Laporan Wartawan Tribun Jambi, Dedi Nurdin
TRIBUNNEWS.COM, JAMBI - Konflik Suku Anak Dalam (SAD) dengan masyarakat di desa Kungkai seberang, kecamatan Bangko, kabupaten Merangin belum lama ini sempat membuat heboh warga Jambi.
Menurut KKI Warsi, konflik antara SAD dengan penduduk sekitar bukanlah pertama kali terjadi.
Seperti disampaikan Rudi Syaf, Manajer Komunikasi KKI Warsi Jambi mengatakan, tercatat sejak tahun 1999 hingga 2015 telah terjadi 16 kejadian konflik yang melibatkan Suku Anak Dalam (SAD) dengan masyarakat sekitar.
Konflik berdarah yang cukup parah terjadi pada tahun 2000 lalu yang menewaskan satu keluarga SAD.
"Ini sudah berjalan cukup panjang dari tahun '99 sudah ada 16 kejadian konflik.

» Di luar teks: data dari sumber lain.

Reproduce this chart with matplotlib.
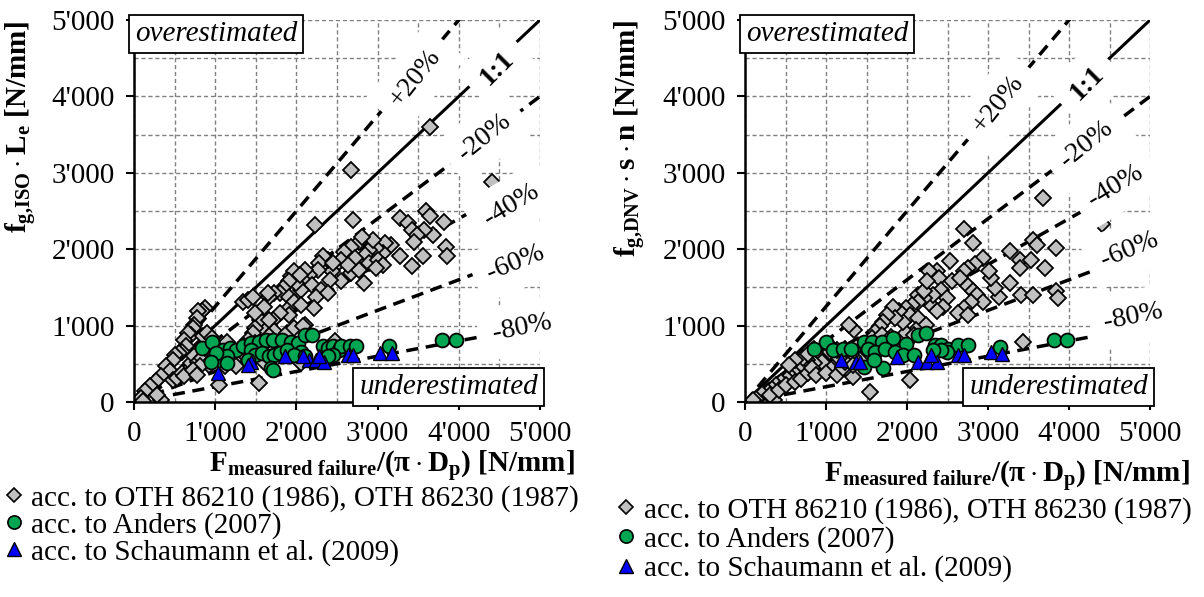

Dan itu menunjukkan bahwa pergesekan antara masyarakat dengan orang rimba semakin tinggi," kata Rudi, Sabtu (19/12/2015).

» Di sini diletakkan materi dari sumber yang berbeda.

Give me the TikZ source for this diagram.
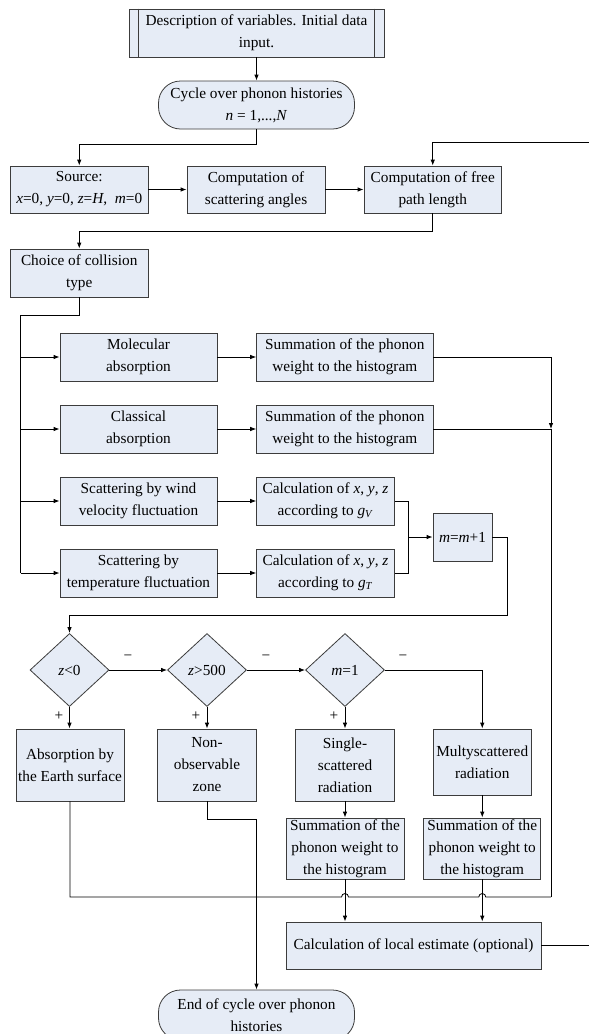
\documentclass[tikz,border=0pt]{standalone}
\usepackage{fontspec}
\setmainfont{Liberation Serif}
\usetikzlibrary{arrows.meta,shapes.geometric}
\definecolor{boxfill}{RGB}{230,236,246}
\definecolor{boxline}{RGB}{60,60,60}
\tikzset{
  x=1pt,y=1pt,
  base/.style={draw=boxline, fill=boxfill, line width=0.8pt, inner sep=1pt, align=center,
    font=\fontsize{15.3}{22}\selectfont, anchor=center},
  box/.style={base, rectangle},
  pill/.style={base, rectangle, rounded corners=22pt},
  dia/.style={base, diamond, inner sep=0pt},
  conn/.style={draw=black, line width=0.8pt},
  arr/.style={conn, -{Latex[length=6pt,width=4.5pt]}},
  lbl/.style={font=\fontsize{15.3}{18}\selectfont, inner sep=0pt}
}
\begin{document}
\begin{tikzpicture}
\clip (0,0) rectangle (589,-1034);
\fill[white] (0,0) rectangle (589,-1034);
% nodes
\node[box, minimum width=255pt, minimum height=48pt] (top) at (256.5,-33) {Description of variables. Initial data\\input.};
\draw[draw=boxline, line width=0.8pt] ([xshift=10pt]top.north west) -- ([xshift=10pt]top.south west);
\draw[draw=boxline, line width=0.8pt] ([xshift=-10pt]top.north east) -- ([xshift=-10pt]top.south east);
\node[pill, minimum width=196pt, minimum height=48pt] (cycle) at (256.5,-105) {Cycle over phonon histories\\\textit{n} = 1,...,\textit{N}};
\node[box, minimum width=137.5pt, minimum height=47pt] (source) at (79.25,-189.5) {Source:\\\textit{x}=0, \textit{y}=0, \textit{z}=\textit{H}, \ \textit{m}=0};
\node[box, minimum width=138pt, minimum height=47pt] (scat) at (256,-189.5) {Computation of\\scattering angles};
\node[box, minimum width=137.5pt, minimum height=47pt] (free) at (432.75,-189.5) {Computation of free\\path length};
\node[box, minimum width=137.5pt, minimum height=48pt] (choice) at (79.25,-273) {Choice of collision\\type};
\node[box, minimum width=157pt, minimum height=48pt] (mol) at (138.5,-357) {Molecular\\absorption};
\node[box, minimum width=176.4pt, minimum height=48pt] (sum1) at (344.8,-357) {Summation of the phonon\\weight to the histogram};
\node[box, minimum width=157pt, minimum height=48pt] (cla) at (138.5,-429) {Classical\\absorption};
\node[box, minimum width=176.4pt, minimum height=48pt] (sum2) at (344.8,-429) {Summation of the phonon\\weight to the histogram};
\node[box, minimum width=157pt, minimum height=48pt] (wind) at (138.5,-501) {Scattering by wind\\velocity fluctuation};
\node[box, minimum width=137.8pt, minimum height=48pt] (calcV) at (325.5,-501) {Calculation of \textit{x}, \textit{y}, \textit{z}\\according to \textit{g}\textsubscript{\textit{V}}};
\node[box, minimum width=157pt, minimum height=48pt] (temp) at (138.5,-573) {Scattering by\\temperature fluctuation};
\node[box, minimum width=137.8pt, minimum height=48pt] (calcT) at (325.5,-573) {Calculation of \textit{x}, \textit{y}, \textit{z}\\according to \textit{g}\textsubscript{\textit{T}}};
\node[box, minimum width=59pt, minimum height=48pt] (minc) at (462.5,-537) {\textit{m}=\textit{m}+1};
\node[dia, minimum width=79pt, minimum height=73pt] (d1) at (69.5,-670) {\textit{z}<0};
\node[dia, minimum width=79pt, minimum height=73pt] (d2) at (207,-670) {\textit{z}>500};
\node[dia, minimum width=79pt, minimum height=73pt] (d3) at (345,-670) {\textit{m}=1};
\node[box, minimum width=108pt, minimum height=72pt] (abs) at (70,-765) {Absorption by\\the Earth surface};
\node[box, minimum width=98.6pt, minimum height=72pt] (non) at (207,-765) {Non-\\observable\\zone};
\node[box, minimum width=98.4pt, minimum height=72pt] (single) at (345,-765) {Single-\\scattered\\radiation};
\node[box, minimum width=98.5pt, minimum height=66pt] (multy) at (482.25,-762) {Multyscattered\\radiation};
\node[box, minimum width=118pt, minimum height=61pt] (sumS) at (345,-848.5) {Summation of the\\phonon weight to\\the histogram};
\node[box, minimum width=117pt, minimum height=61pt] (sumM) at (482.25,-848.5) {Summation of the\\phonon weight to\\the histogram};
\node[box, minimum width=255pt, minimum height=47pt] (local) at (413.5,-945.5) {Calculation of local estimate (optional)};
\node[pill, minimum width=196pt, minimum height=50pt] (endb) at (256.5,-1015) {End of cycle over phonon\\histories};
% coordinates
\coordinate (fbin) at (589,-142);
\coordinate (bus) at (20.7,-315);
\coordinate (mg) at (408.7,-537);
\coordinate (mr) at (507,-615);
\coordinate (rj) at (551,-429);
\coordinate (rb) at (551,-897);
\coordinate (lout) at (589,-945.5);
% connectors
\draw[arr] (top.south) -- (top.south |- cycle.north);
\draw[arr] (cycle.south) -- ++(0,-15) -| (source.north);
\draw[arr] (source.east) -- (scat.west);
\draw[arr] (scat.east) -- (free.west);
\draw[arr] (fbin) -| (free.north);
\draw[arr] (free.south) -- ++(0,-18) -| (choice.north);
\draw[conn] (choice.south) |- (bus) -- (bus |- temp.west);
\draw[arr] (bus |- mol.west) -- (mol.west);
\draw[arr] (bus |- cla.west) -- (cla.west);
\draw[arr] (bus |- wind.west) -- (wind.west);
\draw[arr] (bus |- temp.west) -- (temp.west);
\draw[arr] (mol.east) -- (sum1.west);
\draw[arr] (cla.east) -- (sum2.west);
\draw[arr] (wind.east) -- (calcV.west);
\draw[arr] (temp.east) -- (calcT.west);
\draw[conn] (calcV.east) -| (mg) |- (calcT.east);
\draw[arr] (mg) -- (minc.west);
\draw[arr] (minc.east) -| (mr) -| (d1.north);
\draw[arr] (d1.east) -- (d2.west);
\draw[arr] (d2.east) -- (d3.west);
\draw[arr] (d3.east) -| (multy.north);
\draw[arr] (d1.south) -- (d1.south |- abs.north);
\draw[arr] (d2.south) -- (d2.south |- non.north);
\draw[arr] (d3.south) -- (d3.south |- single.north);
\draw[arr] (single.south) -- (single.south |- sumS.north);
\draw[arr] (multy.south) -- (multy.south |- sumM.north);
\draw[arr] (non.south) -- ++(0,-18) -| (endb.north);
\draw[arr] (sum1.east) -| (rj);
\draw[conn] (sum2.east) -- (rj) -- (rb);
\draw[conn] (abs.south) |- ([xshift=-3.5pt]sumS.south |- rb) arc[start angle=180,end angle=0,radius=3.5pt]
   -- ([xshift=-3.5pt]sumM.south |- rb) arc[start angle=180,end angle=0,radius=3.5pt] -- (rb);
\draw[arr] (sumS.south) -- (sumS.south |- local.north);
\draw[arr] (sumM.south) -- (sumM.south |- local.north);
\draw[conn] (local.east) -- (lout);
% labels
\node[lbl] (m1) at (128,-658) {−};
\node[lbl] (m2) at (266,-658) {−};
\node[lbl] (m3) at (403,-658) {−};
\node[lbl] (p1) at (59,-716) {+};
\node[lbl] (p2) at (196,-716) {+};
\node[lbl] (p3) at (334,-716) {+};
\end{tikzpicture}
\end{document}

Rudi mengatakan, hutan yang selama ini menjadi ruang hidup masyarakat SAD atau orang rimba sudah semakin berkurang.
Lingkungan hutan yang selama ini menjadi sumber penghidupan bagi warga SAD terus berkurang dan berubah menjadi areal perkebunan.
Kondisi ini membuat sulitnya mencari sumber penghidupan di hutan.
Hal ini yang kemudian memaksa warga SAD masuk ke perkebunan warga maupun perusahaan.
Bahkan tak jarang ditemukan orang rimba terpaksa harus mengemis hingga Kota Jambi untuk bertahan hidup.
Pemandangan warga SAD mengemis di jalan hingga kerumah warga sudah tak asing lagi ditemukan di perkotaan, bahkan di Kota Jambi sendiri kerap terlihat warga SAD mengemis di jalan.
"Orang rimba sudah tidak punya wilayah hidup jadi dia masuk kelahan perkebunan masyarakat sehingga berkomplik," kata Rudi.
Faktor paling rentan menjadi pemicu konflik adalah terkait perebutan sumber daya alam.